In the lines below, output everything from the first line through the line containing "import numpy as np" exactly as it is. Pictures are not part of the output.
⁂
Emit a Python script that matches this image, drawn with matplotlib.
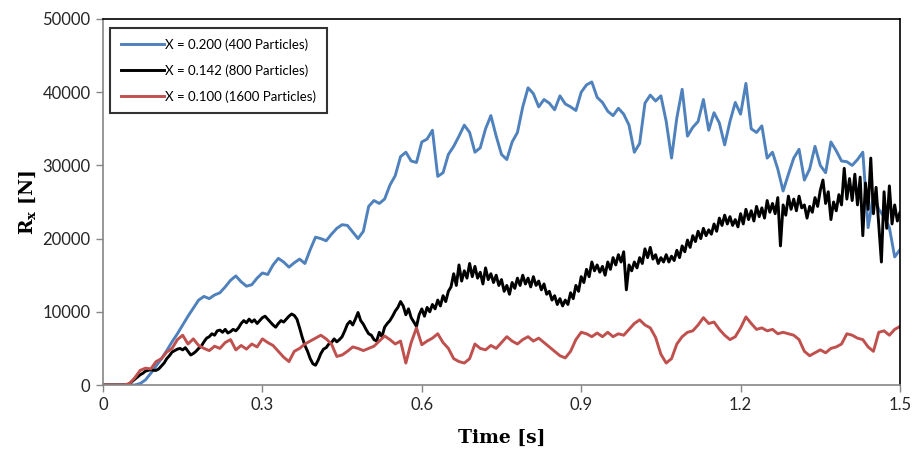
import matplotlib
matplotlib.use("Agg")
import matplotlib.pyplot as plt
import numpy as np

blue_kn = [
    0, 0, 0, 0, 0, 0, 0, 0.2, 0.7, 1.6,
    2.6, 3.6, 4.7, 5.9, 7.0, 8.2, 9.4, 10.5, 11.6, 12.1,
    11.8, 12.3, 12.6, 13.4, 14.3, 14.9, 14.1, 13.5, 13.7, 14.6,
    15.3, 15.1, 16.4, 17.3, 16.8, 16.1, 16.7, 17.2, 16.6, 18.5,
    20.2, 20.0, 19.7, 20.6, 21.4, 21.9, 21.8, 20.9, 20.0, 21.0,
    24.4, 25.2, 24.8, 25.4, 27.3, 28.6, 31.2, 31.8, 30.6, 30.4,
    33.2, 33.6, 34.8, 28.5, 29.0, 31.5, 32.6, 34.0, 35.5, 34.5,
    31.8, 32.4, 35.0, 36.8, 34.0, 31.5, 30.8, 33.2, 34.5, 38.0,
    40.6, 39.8, 38.0, 39.0, 38.5, 37.6, 39.5, 38.4, 38.0, 37.5,
    40.0, 41.0, 41.4, 39.3, 38.6, 37.4, 36.8, 37.8, 37.0, 35.5,
    31.8, 33.0, 38.5, 39.6, 38.8, 39.5, 36.0, 31.0, 36.5, 40.4,
    34.0, 35.2, 36.0, 39.0, 34.8, 37.2, 35.8, 32.8, 36.0, 38.6,
    37.0, 41.2, 35.0, 34.5, 35.4, 31.0, 31.8, 29.5, 26.5, 28.8,
    31.0, 32.2, 28.0, 29.5, 32.6, 30.0, 29.0, 33.2, 32.0, 30.6,
    30.5, 30.0, 30.8, 31.8, 21.5, 26.0, 24.0, 23.0, 21.5, 17.5,
    18.5,
]

red_kn = [
    0, 0, 0, 0, 0, 0.2, 1.0, 2.0, 2.3, 2.2,
    3.2, 3.6, 4.5, 5.0, 6.2, 6.8, 5.6, 6.3, 5.4, 5.0,
    4.7, 5.3, 5.0, 5.8, 6.2, 4.8, 5.4, 4.9, 5.6, 5.2,
    6.3, 5.8, 5.4, 4.6, 3.8, 3.2, 4.6, 5.0, 5.6, 6.0,
    6.4, 6.8, 6.3, 5.6, 3.9, 4.1, 4.6, 5.2, 5.0, 4.7,
    5.0, 5.3, 6.0, 6.7, 6.2, 5.6, 6.0, 3.0, 5.8, 7.8,
    5.5, 6.0, 6.4, 7.0, 5.8, 5.0, 3.6, 3.2, 3.0, 3.6,
    5.6, 5.0, 4.8, 5.4, 5.0, 5.8, 6.6, 6.0, 5.6, 6.2,
    6.6, 6.0, 6.4, 5.8, 5.2, 4.6, 4.0, 3.7, 4.6, 6.2,
    7.2, 7.0, 6.6, 7.1, 6.6, 7.2, 6.6, 7.0, 6.8, 7.6,
    8.4, 8.9, 8.2, 7.8, 6.5, 4.2, 3.0, 3.6, 5.6, 6.6,
    7.2, 7.4, 8.2, 9.2, 8.4, 8.6, 7.6, 6.8, 6.2, 6.6,
    7.8, 9.3, 8.4, 7.6, 7.8, 7.4, 7.6, 7.0, 7.2, 7.0,
    6.8, 6.2, 4.6, 4.0, 4.4, 4.8, 4.4, 5.0, 5.2, 5.6,
    7.0, 6.8, 6.4, 6.2, 5.2, 4.6, 7.2, 7.4, 6.8, 7.6,
    8.0,
]

black_kn = [
    0, 0, 0, 0, 0, 0, 0, 0, 0, 0, 0.2, 0.5, 0.8, 1.1, 1.4, 1.6, 1.9, 2.0, 2.1, 2.0,
    2.0, 2.2, 2.6, 3.0, 3.6, 4.0, 4.5, 4.7, 4.9, 5.0, 4.8, 5.1, 4.6, 4.1, 4.3, 4.6, 5.0, 5.3, 5.9, 6.4,
    6.6, 7.0, 6.8, 7.4, 7.5, 7.2, 7.6, 7.1, 7.3, 7.6, 7.4, 7.8, 8.4, 8.8, 8.5, 9.0, 8.6, 8.9, 8.4, 8.8,
    9.2, 9.4, 9.0, 8.6, 8.2, 7.9, 8.4, 8.8, 8.6, 9.0, 9.4, 9.7, 9.5, 9.0, 7.8, 6.5, 5.4, 4.6, 3.6, 2.9,
    2.7, 3.4, 4.3, 4.9, 5.1, 5.6, 5.8, 6.3, 5.9, 6.2, 6.6, 7.4, 8.3, 8.7, 8.2, 9.0, 9.9, 8.8, 8.3, 7.6,
    7.0, 6.8, 6.2, 6.0, 7.2, 6.6, 7.9, 8.4, 8.8, 9.4, 10.1, 10.6, 11.4, 10.8, 9.6, 10.4, 9.2, 8.6, 8.0, 9.6,
    10.4, 9.4, 10.6, 10.0, 11.0, 10.4, 11.6, 10.8, 12.2, 11.4, 12.8, 13.4, 15.2, 13.6, 16.4, 14.2, 15.6, 14.6, 16.6, 14.8,
    16.2, 14.6, 15.4, 13.8, 16.0, 14.4, 15.2, 14.0, 15.0, 13.6, 14.4, 12.8, 13.6, 12.4, 14.0, 13.2, 14.6, 13.6, 15.0, 13.8,
    14.6, 13.4, 14.8, 13.6, 14.2, 13.0, 13.8, 12.4, 12.8, 11.6, 12.2, 11.0, 11.8, 10.8, 11.6, 11.0, 12.6, 11.8, 13.6, 12.8,
    14.8, 14.0, 15.8, 14.8, 16.8, 15.6, 16.4, 15.4, 16.2, 15.0, 16.8, 15.8, 17.4, 16.4, 17.8, 16.8, 18.2, 13.0, 16.4, 15.6,
    16.8, 16.0, 17.4, 16.6, 18.6, 17.4, 18.8, 17.2, 17.8, 16.6, 17.4, 16.8, 17.8, 16.8, 17.6, 17.0, 18.4, 17.4, 19.0, 18.2,
    19.8, 18.8, 20.4, 19.6, 21.0, 20.0, 21.4, 20.4, 21.2, 20.6, 22.0, 21.0, 22.8, 21.8, 23.2, 22.0, 23.0, 21.8, 22.6, 21.6,
    23.4, 22.0, 24.0, 22.6, 23.8, 22.4, 24.4, 23.0, 24.2, 22.8, 25.2, 23.6, 24.8, 23.4, 25.6, 19.0, 24.6, 23.2, 25.8, 24.0,
    25.4, 23.8, 25.8, 24.2, 24.6, 22.8, 24.4, 23.6, 25.6, 24.4, 26.6, 28.0, 24.8, 26.4, 22.6, 25.0, 23.8, 26.0, 24.6, 29.6,
    25.4, 28.2, 25.2, 28.8, 24.6, 28.4, 20.4, 27.6, 24.0, 31.0, 23.4, 27.0, 22.0, 16.8, 26.4, 21.4, 27.2, 22.0, 24.6, 22.4,
    23.6,
]

labels = ['X = 0.200 (400 Particles)', 'X = 0.142 (800 Particles)', 'X = 0.100 (1600 Particles)']
colors = ['#4F81BD', '#000000', '#C0504D']

t_blue = np.arange(len(blue_kn)) * 0.01
t_red = np.arange(len(red_kn)) * 0.01
t_black = np.arange(len(black_kn)) * 0.005

fig = plt.figure(figsize=(9.16, 4.51), dpi=100)
ax = fig.add_axes([103 / 916, 66 / 451, 797 / 916, 366 / 451])

ax.plot(t_blue, np.array(blue_kn) * 1000, color=colors[0], lw=2.1, label=labels[0])
ax.plot(t_black, np.array(black_kn) * 1000, color=colors[1], lw=2.1, label=labels[1])
ax.plot(t_red, np.array(red_kn) * 1000, color=colors[2], lw=2.1, label=labels[2])

ax.set_xlim(0, 1.5)
ax.set_ylim(0, 50000)
ax.set_xticks([0, 0.3, 0.6, 0.9, 1.2, 1.5])
ax.set_xticklabels(['0', '0.3', '0.6', '0.9', '1.2', '1.5'])
ax.set_yticks(range(0, 50001, 10000))

for s in ['top', 'right']:
    ax.spines[s].set_color('black')
    ax.spines[s].set_linewidth(1.2)
for s in ['left', 'bottom']:
    ax.spines[s].set_color('#868686')
    ax.spines[s].set_linewidth(1.2)
ax.tick_params(axis='both', direction='out', length=5, width=1, color='#868686',
               labelsize=12, labelcolor='#262626', pad=4)
for lab in ax.get_xticklabels() + ax.get_yticklabels():
    lab.set_family('Lato')

ax.set_xlabel('Time [s]', family='DejaVu Serif', fontweight='bold', fontsize=13.5, labelpad=11)
ax.set_ylabel(r'R$_\mathregular{x}$ [N]', family='DejaVu Serif', fontweight='bold', fontsize=13.5, labelpad=3)

leg = ax.legend(loc='upper left', bbox_to_anchor=(7 / 797, 1 - 9 / 366), borderaxespad=0,
                fancybox=False, frameon=True, handlelength=3.3, handletextpad=0.1,
                labelspacing=1.0, borderpad=0.8, prop={'family': 'Lato', 'size': 9.5})
leg.get_frame().set_edgecolor('black')
leg.get_frame().set_linewidth(1.5)

plt.savefig('out.png', dpi=100)
plt.close()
⁂
* _TASK SOLUTION_:
Emit a Python script that matches this image, drawn with matplotlib.
import matplotlib
matplotlib.use("Agg")
import matplotlib.pyplot as plt
import numpy as np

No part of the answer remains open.